* **Directions**:
Please transcribe the listing below in full and word for word, without its pictures.
━━━ Data excerpt
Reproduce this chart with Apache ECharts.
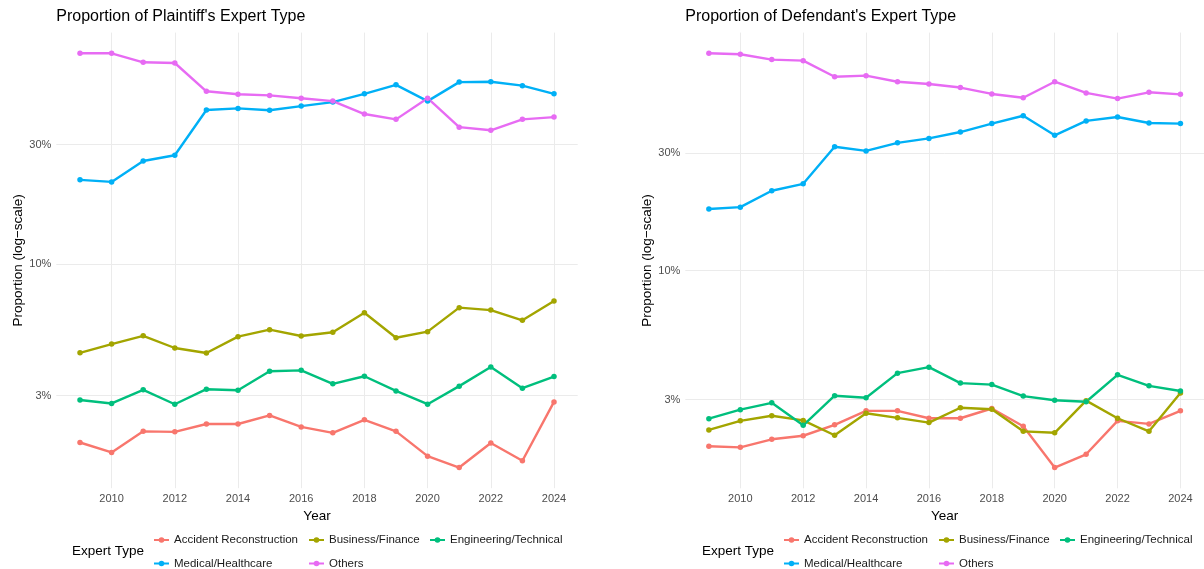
<!DOCTYPE html>
<html>
<head>
    <meta charset="UTF-8">
    <title>Expert Type Proportions</title>
    <script src="https://cdn.jsdelivr.net/npm/echarts@6/dist/echarts.min.js"></script>
</head>
<body style="margin: 0">
<div id="container" style="width: 1204px; height: 569px"></div>
<script>
    // data (percent)
    var years = [2009, 2010, 2011, 2012, 2013, 2014, 2015, 2016, 2017, 2018, 2019, 2020, 2021, 2022, 2023, 2024];
    var yearTicks = [2010, 2012, 2014, 2016, 2018, 2020, 2022, 2024];
    var propTicks = [3, 10, 30];
    var typeNames = ['Accident Reconstruction', 'Business/Finance', 'Engineering/Technical', 'Medical/Healthcare', 'Others'];
    var typeColors = ['#F8766D', '#A3A500', '#00BF7D', '#00B0F6', '#E76BF3'];

    var plaintiffAccident = [1.95, 1.78, 2.16, 2.15, 2.31, 2.31, 2.50, 2.25, 2.13, 2.40, 2.16, 1.72, 1.55, 1.94, 1.65, 2.83];
    var plaintiffBusiness = [4.44, 4.81, 5.19, 4.64, 4.43, 5.15, 5.49, 5.18, 5.36, 6.41, 5.10, 5.39, 6.72, 6.57, 5.98, 7.14];
    var plaintiffEngineering = [2.88, 2.79, 3.16, 2.77, 3.18, 3.15, 3.75, 3.78, 3.34, 3.58, 3.13, 2.77, 3.27, 3.90, 3.21, 3.57];
    var plaintiffMedical = [21.7, 21.3, 25.8, 27.2, 41.2, 41.8, 41.1, 42.7, 44.3, 47.8, 51.9, 44.7, 53.2, 53.4, 51.5, 47.8];
    var plaintiffOthers = [69.3, 69.3, 63.8, 63.4, 48.9, 47.6, 47.1, 45.9, 44.7, 39.7, 37.8, 45.9, 35.2, 34.2, 37.8, 38.6];

    var defendantAccident = [1.94, 1.92, 2.07, 2.14, 2.37, 2.70, 2.70, 2.52, 2.52, 2.76, 2.34, 1.59, 1.80, 2.46, 2.39, 2.70];
    var defendantBusiness = [2.26, 2.46, 2.58, 2.47, 2.15, 2.64, 2.53, 2.42, 2.78, 2.74, 2.23, 2.20, 2.97, 2.52, 2.23, 3.19];
    var defendantEngineering = [2.51, 2.73, 2.91, 2.36, 3.11, 3.05, 3.84, 4.06, 3.50, 3.45, 3.10, 2.98, 2.94, 3.78, 3.41, 3.25];
    var defendantMedical = [17.8, 18.1, 21.1, 22.5, 31.8, 30.6, 33.0, 34.4, 36.5, 39.5, 42.5, 35.4, 40.5, 42.0, 39.7, 39.5];
    var defendantOthers = [76.2, 75.5, 71.8, 71.1, 61.2, 61.8, 58.4, 57.2, 55.3, 52.1, 50.3, 58.4, 52.6, 49.9, 52.9, 51.9];

    var panels = [
        {
            title: "Proportion of Plaintiff's Expert Type",
            series: [plaintiffAccident, plaintiffBusiness, plaintiffEngineering, plaintiffMedical, plaintiffOthers],
            grid: {left: 56.3, top: 32.6, width: 521.4, height: 455.6},
            yMin: 1.282, yMax: 83.8,
            dx: 0
        },
        {
            title: "Proportion of Defendant's Expert Type",
            series: [defendantAccident, defendantBusiness, defendantEngineering, defendantMedical, defendantOthers],
            grid: {left: 685.3, top: 32.6, width: 521.1, height: 455.7},
            yMin: 1.31, yMax: 92.4,
            dx: 630
        }
    ];

    var fontFamily = '"Liberation Sans", Arial, sans-serif';
    var legendCols = [153, 308, 429];
    var legendRows = [534, 557.5];
    var legendSlots = [[0, 0], [1, 0], [2, 0], [0, 1], [1, 1]];

    var grids = [], xAxes = [], yAxes = [], series = [], titles = [], legends = [];

    panels.forEach(function (p, k) {
        grids.push(p.grid);
        xAxes.push({
            type: 'value',
            gridIndex: k,
            min: 2008.25,
            max: 2024.75,
            axisLine: {show: false},
            axisTick: {show: false, customValues: yearTicks},
            axisLabel: {
                customValues: yearTicks,
                color: '#4d4d4d',
                fontSize: 11,
                margin: 5,
                formatter: function (v) { return String(v); }
            },
            splitLine: {show: true, lineStyle: {color: '#ebebeb', width: 1}},
            name: 'Year',
            nameLocation: 'middle',
            nameGap: 19,
            nameTextStyle: {color: '#000', fontSize: 13.5}
        });
        yAxes.push({
            type: 'log',
            logBase: 10,
            gridIndex: k,
            min: p.yMin,
            max: p.yMax,
            axisLine: {show: false},
            axisTick: {show: false},
            axisLabel: {show: false},
            splitLine: {show: false},
            name: 'Proportion (log\u2212scale)',
            nameLocation: 'middle',
            nameGap: 31,
            nameTextStyle: {color: '#000', fontSize: 13.5}
        });

        // horizontal grid lines and % labels at 3, 10, 30
        series.push({
            type: 'line',
            xAxisIndex: k,
            yAxisIndex: k,
            data: [],
            silent: true,
            z: 1,
            markLine: {
                silent: true,
                symbol: 'none',
                z: 1,
                animation: false,
                lineStyle: {color: '#ebebeb', width: 1, type: 'solid'},
                label: {
                    position: 'start',
                    distance: 5,
                    color: '#4d4d4d',
                    fontSize: 11,
                    formatter: function (prm) { return prm.value + '%'; }
                },
                emphasis: {disabled: true},
                data: propTicks.map(function (v) { return {yAxis: v}; })
            }
        });

        p.series.forEach(function (vals, i) {
            series.push({
                name: typeNames[i],
                type: 'line',
                xAxisIndex: k,
                yAxisIndex: k,
                data: years.map(function (y, j) { return [y, vals[j]]; }),
                symbol: 'circle',
                symbolSize: 5.5,
                z: 3,
                lineStyle: {width: 2.4, color: typeColors[i]},
                itemStyle: {color: typeColors[i]},
                emphasis: {disabled: true}
            });
        });

        titles.push({
            text: p.title,
            left: p.grid.left,
            top: 9,
            padding: 0,
            textStyle: {fontSize: 16, fontWeight: 'normal', color: '#000', fontFamily: fontFamily}
        });
        titles.push({
            text: 'Expert Type',
            left: 72 + p.dx,
            top: 544,
            padding: 0,
            textStyle: {fontSize: 13.5, fontWeight: 'normal', color: '#000', fontFamily: fontFamily}
        });

        typeNames.forEach(function (name, i) {
            legends.push({
                data: [name],
                left: legendCols[legendSlots[i][0]] + p.dx,
                top: legendRows[legendSlots[i][1]],
                padding: 0,
                itemWidth: 15,
                itemHeight: 7,
                selectedMode: false,
                textStyle: {fontSize: 11.5, color: '#1a1a1a', fontFamily: fontFamily}
            });
        });
    });

    var myChart = echarts.init(document.getElementById('container'));
    myChart.setOption({
        animation: false,
        backgroundColor: '#fff',
        textStyle: {fontFamily: fontFamily},
        title: titles,
        legend: legends,
        grid: grids,
        xAxis: xAxes,
        yAxis: yAxes,
        series: series
    });
</script>
</body>
</html>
━━━━━━
* **Right answer**:
Reproduce this chart with Apache ECharts.
<!DOCTYPE html>
<html>
<head>
    <meta charset="UTF-8">
    <title>Expert Type Proportions</title>
    <script src="https://cdn.jsdelivr.net/npm/echarts@6/dist/echarts.min.js"></script>
</head>
<body style="margin: 0">
<div id="container" style="width: 1204px; height: 569px"></div>
<script>
    // data (percent)
    var years = [2009, 2010, 2011, 2012, 2013, 2014, 2015, 2016, 2017, 2018, 2019, 2020, 2021, 2022, 2023, 2024];
    var yearTicks = [2010, 2012, 2014, 2016, 2018, 2020, 2022, 2024];
    var propTicks = [3, 10, 30];
    var typeNames = ['Accident Reconstruction', 'Business/Finance', 'Engineering/Technical', 'Medical/Healthcare', 'Others'];
    var typeColors = ['#F8766D', '#A3A500', '#00BF7D', '#00B0F6', '#E76BF3'];

    var plaintiffAccident = [1.95, 1.78, 2.16, 2.15, 2.31, 2.31, 2.50, 2.25, 2.13, 2.40, 2.16, 1.72, 1.55, 1.94, 1.65, 2.83];
    var plaintiffBusiness = [4.44, 4.81, 5.19, 4.64, 4.43, 5.15, 5.49, 5.18, 5.36, 6.41, 5.10, 5.39, 6.72, 6.57, 5.98, 7.14];
    var plaintiffEngineering = [2.88, 2.79, 3.16, 2.77, 3.18, 3.15, 3.75, 3.78, 3.34, 3.58, 3.13, 2.77, 3.27, 3.90, 3.21, 3.57];
    var plaintiffMedical = [21.7, 21.3, 25.8, 27.2, 41.2, 41.8, 41.1, 42.7, 44.3, 47.8, 51.9, 44.7, 53.2, 53.4, 51.5, 47.8];
    var plaintiffOthers = [69.3, 69.3, 63.8, 63.4, 48.9, 47.6, 47.1, 45.9, 44.7, 39.7, 37.8, 45.9, 35.2, 34.2, 37.8, 38.6];

    var defendantAccident = [1.94, 1.92, 2.07, 2.14, 2.37, 2.70, 2.70, 2.52, 2.52, 2.76, 2.34, 1.59, 1.80, 2.46, 2.39, 2.70];
    var defendantBusiness = [2.26, 2.46, 2.58, 2.47, 2.15, 2.64, 2.53, 2.42, 2.78, 2.74, 2.23, 2.20, 2.97, 2.52, 2.23, 3.19];
    var defendantEngineering = [2.51, 2.73, 2.91, 2.36, 3.11, 3.05, 3.84, 4.06, 3.50, 3.45, 3.10, 2.98, 2.94, 3.78, 3.41, 3.25];
    var defendantMedical = [17.8, 18.1, 21.1, 22.5, 31.8, 30.6, 33.0, 34.4, 36.5, 39.5, 42.5, 35.4, 40.5, 42.0, 39.7, 39.5];
    var defendantOthers = [76.2, 75.5, 71.8, 71.1, 61.2, 61.8, 58.4, 57.2, 55.3, 52.1, 50.3, 58.4, 52.6, 49.9, 52.9, 51.9];

    var panels = [
        {
            title: "Proportion of Plaintiff's Expert Type",
            series: [plaintiffAccident, plaintiffBusiness, plaintiffEngineering, plaintiffMedical, plaintiffOthers],
            grid: {left: 56.3, top: 32.6, width: 521.4, height: 455.6},
            yMin: 1.282, yMax: 83.8,
            dx: 0
        },
        {
            title: "Proportion of Defendant's Expert Type",
            series: [defendantAccident, defendantBusiness, defendantEngineering, defendantMedical, defendantOthers],
            grid: {left: 685.3, top: 32.6, width: 521.1, height: 455.7},
            yMin: 1.31, yMax: 92.4,
            dx: 630
        }
    ];

    var fontFamily = '"Liberation Sans", Arial, sans-serif';
    var legendCols = [153, 308, 429];
    var legendRows = [534, 557.5];
    var legendSlots = [[0, 0], [1, 0], [2, 0], [0, 1], [1, 1]];

    var grids = [], xAxes = [], yAxes = [], series = [], titles = [], legends = [];

    panels.forEach(function (p, k) {
        grids.push(p.grid);
        xAxes.push({
            type: 'value',
            gridIndex: k,
            min: 2008.25,
            max: 2024.75,
            axisLine: {show: false},
            axisTick: {show: false, customValues: yearTicks},
            axisLabel: {
                customValues: yearTicks,
                color: '#4d4d4d',
                fontSize: 11,
                margin: 5,
                formatter: function (v) { return String(v); }
            },
            splitLine: {show: true, lineStyle: {color: '#ebebeb', width: 1}},
            name: 'Year',
            nameLocation: 'middle',
            nameGap: 19,
            nameTextStyle: {color: '#000', fontSize: 13.5}
        });
        yAxes.push({
            type: 'log',
            logBase: 10,
            gridIndex: k,
            min: p.yMin,
            max: p.yMax,
            axisLine: {show: false},
            axisTick: {show: false},
            axisLabel: {show: false},
            splitLine: {show: false},
            name: 'Proportion (log\u2212scale)',
            nameLocation: 'middle',
            nameGap: 31,
            nameTextStyle: {color: '#000', fontSize: 13.5}
        });

        // horizontal grid lines and % labels at 3, 10, 30
        series.push({
            type: 'line',
            xAxisIndex: k,
            yAxisIndex: k,
            data: [],
            silent: true,
            z: 1,
            markLine: {
                silent: true,
                symbol: 'none',
                z: 1,
                animation: false,
                lineStyle: {color: '#ebebeb', width: 1, type: 'solid'},
                label: {
                    position: 'start',
                    distance: 5,
                    color: '#4d4d4d',
                    fontSize: 11,
                    formatter: function (prm) { return prm.value + '%'; }
                },
                emphasis: {disabled: true},
                data: propTicks.map(function (v) { return {yAxis: v}; })
            }
        });

        p.series.forEach(function (vals, i) {
            series.push({
                name: typeNames[i],
                type: 'line',
                xAxisIndex: k,
                yAxisIndex: k,
                data: years.map(function (y, j) { return [y, vals[j]]; }),
                symbol: 'circle',
                symbolSize: 5.5,
                z: 3,
                lineStyle: {width: 2.4, color: typeColors[i]},
                itemStyle: {color: typeColors[i]},
                emphasis: {disabled: true}
            });
        });

        titles.push({
            text: p.title,
            left: p.grid.left,
            top: 9,
            padding: 0,
            textStyle: {fontSize: 16, fontWeight: 'normal', color: '#000', fontFamily: fontFamily}
        });
        titles.push({
            text: 'Expert Type',
            left: 72 + p.dx,
            top: 544,
            padding: 0,
            textStyle: {fontSize: 13.5, fontWeight: 'normal', color: '#000', fontFamily: fontFamily}
        });

        typeNames.forEach(function (name, i) {
            legends.push({
                data: [name],
                left: legendCols[legendSlots[i][0]] + p.dx,
                top: legendRows[legendSlots[i][1]],
                padding: 0,
                itemWidth: 15,
                itemHeight: 7,
                selectedMode: false,
                textStyle: {fontSize: 11.5, color: '#1a1a1a', fontFamily: fontFamily}
            });
        });
    });

    var myChart = echarts.init(document.getElementById('container'));
    myChart.setOption({
        animation: false,
        backgroundColor: '#fff',
        textStyle: {fontFamily: fontFamily},
        title: titles,
        legend: legends,
        grid: grids,
        xAxis: xAxes,
        yAxis: yAxes,
        series: series
    });
</script>
</body>
</html>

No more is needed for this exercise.